Rechtswidrige Millionenaufträge
Das Verfahren vor der Bundesvergabebehörde entwickelte sich immer mehr zu einer grundsätzlichen Auseinandersetzung darüber, ob der Bund bei Dienstleistungen im Nachrichtengeschäft überhaupt ausschreiben müsse. Rechtsanwalt Gunter Estermann erachtet es für untragbar, dass über Jahrzehnte Aufträge vom Bundeskanzleramt der APA zugeschanzt werden ohne diese Leistungen einem Wettbewerb auszusetzen. Besonders pikant daran sei, dass die Umsetzung des EU-Vergaberechts in Österreich den Legisten des Bundeskanzleramts zugeordnet ist. Bedenklich ist außerdem, dass die ausschreibungsfreie Beauftragung der APA in Millionenhöhe im Wesentlichen auf eine behauptete Alleinstellung gestützt wird, deren Grundlage zu einem nicht unerheblichen Teil von der öffentlichen Hand selbst geschaffen wurde.

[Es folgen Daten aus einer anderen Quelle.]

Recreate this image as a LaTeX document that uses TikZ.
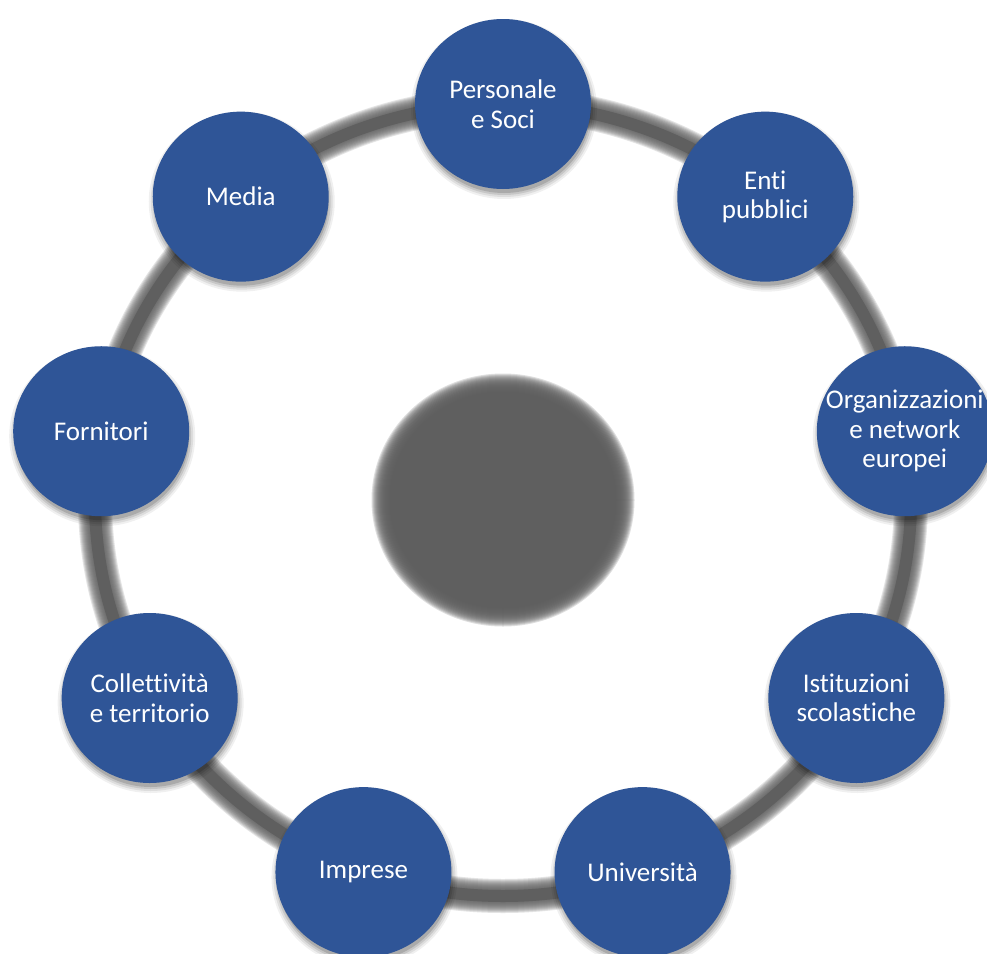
\documentclass[tikz,border=0pt]{standalone}
\usepackage{fontspec}
\setmainfont{Carlito}[RawFeature={-liga;-clig;-calt;-dlig;-rlig}]
\usetikzlibrary{shapes.geometric,calc}
\definecolor{nodeblue}{HTML}{2F5597}
\definecolor{ringgray}{HTML}{5F5F5F}
\begin{document}
\begin{tikzpicture}[x=1pt,y=-1pt,
  member/.style={ellipse, fill=nodeblue, minimum width=176pt, minimum height=170pt, inner sep=0pt},
  membertext/.style={text=white, align=center, inner sep=0pt, font=\fontsize{27}{29.5}\selectfont},
  nodeshadow/.style={fill=black, opacity=#1}
]
\useasboundingbox (0,0) rectangle (987,953);
\fill[white] (0,0) rectangle (987,953);
\coordinate (c) at (503,500);
% ring (soft edges)
\foreach \w in {12,14,...,34}
  \draw[ringgray, line width=\w pt, draw opacity=0.17] (c) ellipse [x radius=408pt, y radius=396pt];
\draw[ringgray, line width=12pt] (c) ellipse [x radius=408pt, y radius=396pt];
% center disc (soft edges)
\foreach \d in {-14,-13,...,5}
  \fill[ringgray, opacity=0.2] (c) ellipse [x radius={126.5pt+\d pt}, y radius={121.5pt+\d pt}];
\fill[ringgray] (c) ellipse [x radius=112.5pt, y radius=107.5pt];
% positions
\foreach \n/\a in {pers/90, enti/50, org/10, ist/-30, uni/-70, imp/-110, coll/-150, forn/170, media/130}
  \coordinate (p-\n) at ($(c)+(\a:408pt and 396pt)$);
% shadows
\foreach \n in {pers, enti, org, ist, uni, imp, coll, forn, media}
  \foreach \k/\o in {6/0.06, 4/0.08, 2/0.1, 0/0.14}
    \fill[nodeshadow=\o] ($(p-\n)+(1pt,-5pt)$) ellipse [x radius={87pt+\k pt}, y radius={84pt+\k pt}];
% nodes
\foreach \n in {pers, enti, org, ist, uni, imp, coll, forn, media}
  \node[member] (\n) at (p-\n) {};
\node[membertext] (pers-t)  at (pers)  {Personale\\e Soci};
\node[membertext] (enti-t)  at (enti)  {Enti\\pubblici};
\node[membertext] (org-t)   at (org)   {Organizzazioni\\e network\\europei};
\node[membertext] (ist-t)   at (ist)   {Istituzioni\\scolastiche};
\node[membertext] (uni-t)   at (uni)   {Università};
\node[membertext] (imp-t)   at (imp)   {Imprese};
\node[membertext] (coll-t)  at (coll)  {Collettività\\e territorio};
\node[membertext] (forn-t)  at (forn)  {Fornitori};
\node[membertext] (media-t) at (media) {Media};
\end{tikzpicture}
\end{document}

Verfahren dient der Wahrheitsfindung
"Eine Nachrichtenagentur, die nicht in der Lage ist, einfache Fragen des Bundesvergabeamts widerspruchsfrei zu beantworten und mit der Anmutung wechselnder Wahrheiten Antworten auf die Fragen nach millionenschweren Aufträgen sucht, passt nicht so recht in eine unabhängige Presselandschaft. Dass darüber hinaus Organigramme und Geschäftszuständigkeiten per Zuruf festgelegt werden und die zur Dokumentation eigens angefertigten Tonbandmitschnitte just in dem Moment unauffindbar sind, wo sie zur Wahrheitsfindung dringend benötigt würden, hätte ich eher in der Presseagentur einer Bananenrepublik vermutet", kritisiert pressetext-Geschäftsführer Franz Temmel den Mitbewerber.
Für den Senat des Bundesvergabeamts reichten die vorgelegten Beweise des Bundes und der APA jedenfalls nicht aus, um das Verfahren einzustellen. Um in dieser Rechtssache unwiderruflich für Klarheit zu sorgen, hat das Bundesvergabeamt nun ein Vorabentscheidungsverfahren beim Europäischen Gerichtshof (EuGH) in Luxemburg initiiert. Auf Basis der EuGH-Entscheidung wird das Bundesvergabeamt dann ein endgültiges Urteil über die Direktvergaben des Bundes in Euro-Millionenhöhe an die APA treffen.